__What to work on__.
Transcribe all of the material exactly, except for its pictures.
-------- Extracted entries
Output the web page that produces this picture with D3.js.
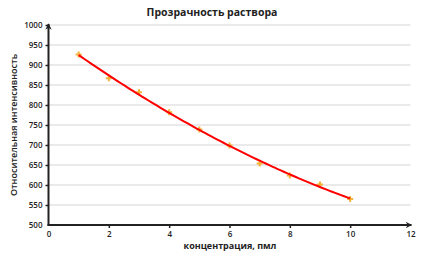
<!DOCTYPE html>
<html><head><meta charset="utf-8">
<script src="https://cdn.jsdelivr.net/npm/d3@7"></script>
<style>body{margin:0;background:#fff}svg{display:block}text{font-family:"Open Sans",sans-serif}</style>
</head><body>
<script>
const concentration = [1,2,3,4,5,6,7,8,9,10];
const intensity = [926,867,832,782,739,699,654,624,601,565];
const xTicks = [0,2,4,6,8,10,12];
const yTicks = [500,550,600,650,700,750,800,850,900,950,1000];
const title = "Прозрачность раствора";
const xTitle = "концентрация, пмл";
const yTitle = "Относительная интенсивность";

const W=424,H=259;
const svg=d3.select("body").append("svg").attr("width",W).attr("height",H);
const x=d3.scaleLinear().domain([0,12]).range([48.5,410.5]);
const y=d3.scaleLinear().domain([500,1000]).range([225,25]);

// gridlines
svg.append("g").selectAll("line").data(yTicks.filter(d=>d>500)).join("line")
 .attr("x1",x(0)).attr("x2",x(12)).attr("y1",d=>y(d)).attr("y2",d=>y(d))
 .attr("stroke","#e3e3e3").attr("stroke-width",1.3);

// polynomial (quadratic) trend fit from data
function polyfit(xs,ys){
  let S=[0,0,0,0,0],T=[0,0,0];
  xs.forEach((xi,i)=>{for(let k=0;k<5;k++)S[k]+=Math.pow(xi,k);for(let k=0;k<3;k++)T[k]+=ys[i]*Math.pow(xi,k);});
  const A=[[S[0],S[1],S[2],T[0]],[S[1],S[2],S[3],T[1]],[S[2],S[3],S[4],T[2]]];
  for(let i=0;i<3;i++){for(let j=i+1;j<3;j++){const f=A[j][i]/A[i][i];for(let k=i;k<4;k++)A[j][k]-=f*A[i][k];}}
  const c=[0,0,0];for(let i=2;i>=0;i--){let s=A[i][3];for(let k=i+1;k<3;k++)s-=A[i][k]*c[k];c[i]=s/A[i][i];}
  return c;
}
const c=polyfit(concentration,intensity);
const trend=d3.range(0,91).map(i=>{const xv=1+i*0.1;return [xv,c[0]+c[1]*xv+c[2]*xv*xv];});

// axes
const axC="#222";
const yAxis=svg.append("g").attr("transform",`translate(${x(0)},0)`)
 .call(d3.axisLeft(y).tickValues(yTicks).tickFormat(d3.format("d")).tickSize(3).tickPadding(3));
const xAxis=svg.append("g").attr("transform",`translate(0,${y(500)})`)
 .call(d3.axisBottom(x).tickValues(xTicks).tickFormat(d3.format("d")).tickSize(3).tickPadding(3));
[yAxis,xAxis].forEach(g=>{
  g.select(".domain").remove();
  g.selectAll("line").attr("stroke",axC).attr("stroke-width",1.5);
  g.selectAll("text").attr("fill","#222").style("font-size","8px").style("font-weight","600").attr("font-family","Open Sans");
});
xAxis.selectAll(".tick").filter(d=>d===0||d===12).select("line").remove();
yAxis.selectAll(".tick").filter(d=>d===500).select("line").remove();

// axis lines with arrows
svg.append("defs").append("marker").attr("id","arr").attr("viewBox","0 0 10 10")
 .attr("refX",9).attr("refY",5).attr("markerWidth",3.2).attr("markerHeight",3.2).attr("orient","auto")
 .append("path").attr("d","M0,0 L10,5 L0,10 L3,5 Z").attr("fill",axC);
svg.append("line").attr("x1",x(0)).attr("x2",x(0)).attr("y1",y(500)+1).attr("y2",y(1000)-1)
 .attr("stroke",axC).attr("stroke-width",2).attr("marker-end","url(#arr)");
svg.append("line").attr("x1",x(0)-1).attr("x2",x(12)+1).attr("y1",y(500)).attr("y2",y(500))
 .attr("stroke",axC).attr("stroke-width",2).attr("marker-end","url(#arr)");

// markers
svg.append("g").selectAll("path").data(concentration.map((d,i)=>[d,intensity[i]])).join("path")
 .attr("d",d=>{const cx=x(d[0]),cy=y(d[1]);return `M${cx-3},${cy-1}h2v-2h2v2h2v2h-2v2h-2v-2h-2z`;})
 .attr("fill","#f2b33a");

// trend line
svg.append("path").datum(trend).attr("fill","none").attr("stroke","#ff0000").attr("stroke-width",2)
 .attr("d",d3.line().x(d=>x(d[0])).y(d=>y(d[1])));

// titles
svg.append("text").attr("x",212).attr("y",16).attr("text-anchor","middle")
 .style("font-size","10.5px").style("font-weight","700").attr("fill","#222").text(title);
svg.append("text").attr("x",230).attr("y",249).attr("text-anchor","middle")
 .style("font-size","9px").style("font-weight","700").attr("fill","#222").text(xTitle);
svg.append("text").attr("transform","translate(17,125) rotate(-90)").attr("text-anchor","middle")
 .style("font-size","9px").style("font-weight","600").attr("fill","#222").text(yTitle);
</script>
</body></html>
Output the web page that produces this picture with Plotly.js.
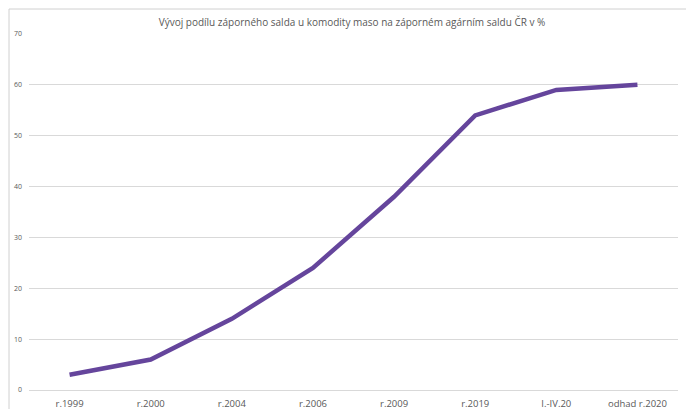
----------------
__Reply to the exercise__.
Output the web page that produces this picture with D3.js.
<!DOCTYPE html>
<html><head><meta charset="utf-8">
<script src="https://cdn.jsdelivr.net/npm/d3@7"></script>
<style>body{margin:0;background:#fff}svg{display:block}text{font-family:"Open Sans",sans-serif}</style>
</head><body>
<script>
const concentration = [1,2,3,4,5,6,7,8,9,10];
const intensity = [926,867,832,782,739,699,654,624,601,565];
const xTicks = [0,2,4,6,8,10,12];
const yTicks = [500,550,600,650,700,750,800,850,900,950,1000];
const title = "Прозрачность раствора";
const xTitle = "концентрация, пмл";
const yTitle = "Относительная интенсивность";

const W=424,H=259;
const svg=d3.select("body").append("svg").attr("width",W).attr("height",H);
const x=d3.scaleLinear().domain([0,12]).range([48.5,410.5]);
const y=d3.scaleLinear().domain([500,1000]).range([225,25]);

// gridlines
svg.append("g").selectAll("line").data(yTicks.filter(d=>d>500)).join("line")
 .attr("x1",x(0)).attr("x2",x(12)).attr("y1",d=>y(d)).attr("y2",d=>y(d))
 .attr("stroke","#e3e3e3").attr("stroke-width",1.3);

// polynomial (quadratic) trend fit from data
function polyfit(xs,ys){
  let S=[0,0,0,0,0],T=[0,0,0];
  xs.forEach((xi,i)=>{for(let k=0;k<5;k++)S[k]+=Math.pow(xi,k);for(let k=0;k<3;k++)T[k]+=ys[i]*Math.pow(xi,k);});
  const A=[[S[0],S[1],S[2],T[0]],[S[1],S[2],S[3],T[1]],[S[2],S[3],S[4],T[2]]];
  for(let i=0;i<3;i++){for(let j=i+1;j<3;j++){const f=A[j][i]/A[i][i];for(let k=i;k<4;k++)A[j][k]-=f*A[i][k];}}
  const c=[0,0,0];for(let i=2;i>=0;i--){let s=A[i][3];for(let k=i+1;k<3;k++)s-=A[i][k]*c[k];c[i]=s/A[i][i];}
  return c;
}
const c=polyfit(concentration,intensity);
const trend=d3.range(0,91).map(i=>{const xv=1+i*0.1;return [xv,c[0]+c[1]*xv+c[2]*xv*xv];});

// axes
const axC="#222";
const yAxis=svg.append("g").attr("transform",`translate(${x(0)},0)`)
 .call(d3.axisLeft(y).tickValues(yTicks).tickFormat(d3.format("d")).tickSize(3).tickPadding(3));
const xAxis=svg.append("g").attr("transform",`translate(0,${y(500)})`)
 .call(d3.axisBottom(x).tickValues(xTicks).tickFormat(d3.format("d")).tickSize(3).tickPadding(3));
[yAxis,xAxis].forEach(g=>{
  g.select(".domain").remove();
  g.selectAll("line").attr("stroke",axC).attr("stroke-width",1.5);
  g.selectAll("text").attr("fill","#222").style("font-size","8px").style("font-weight","600").attr("font-family","Open Sans");
});
xAxis.selectAll(".tick").filter(d=>d===0||d===12).select("line").remove();
yAxis.selectAll(".tick").filter(d=>d===500).select("line").remove();

// axis lines with arrows
svg.append("defs").append("marker").attr("id","arr").attr("viewBox","0 0 10 10")
 .attr("refX",9).attr("refY",5).attr("markerWidth",3.2).attr("markerHeight",3.2).attr("orient","auto")
 .append("path").attr("d","M0,0 L10,5 L0,10 L3,5 Z").attr("fill",axC);
svg.append("line").attr("x1",x(0)).attr("x2",x(0)).attr("y1",y(500)+1).attr("y2",y(1000)-1)
 .attr("stroke",axC).attr("stroke-width",2).attr("marker-end","url(#arr)");
svg.append("line").attr("x1",x(0)-1).attr("x2",x(12)+1).attr("y1",y(500)).attr("y2",y(500))
 .attr("stroke",axC).attr("stroke-width",2).attr("marker-end","url(#arr)");

// markers
svg.append("g").selectAll("path").data(concentration.map((d,i)=>[d,intensity[i]])).join("path")
 .attr("d",d=>{const cx=x(d[0]),cy=y(d[1]);return `M${cx-3},${cy-1}h2v-2h2v2h2v2h-2v2h-2v-2h-2z`;})
 .attr("fill","#f2b33a");

// trend line
svg.append("path").datum(trend).attr("fill","none").attr("stroke","#ff0000").attr("stroke-width",2)
 .attr("d",d3.line().x(d=>x(d[0])).y(d=>y(d[1])));

// titles
svg.append("text").attr("x",212).attr("y",16).attr("text-anchor","middle")
 .style("font-size","10.5px").style("font-weight","700").attr("fill","#222").text(title);
svg.append("text").attr("x",230).attr("y",249).attr("text-anchor","middle")
 .style("font-size","9px").style("font-weight","700").attr("fill","#222").text(xTitle);
svg.append("text").attr("transform","translate(17,125) rotate(-90)").attr("text-anchor","middle")
 .style("font-size","9px").style("font-weight","600").attr("fill","#222").text(yTitle);
</script>
</body></html>
Output the web page that produces this picture with Plotly.js.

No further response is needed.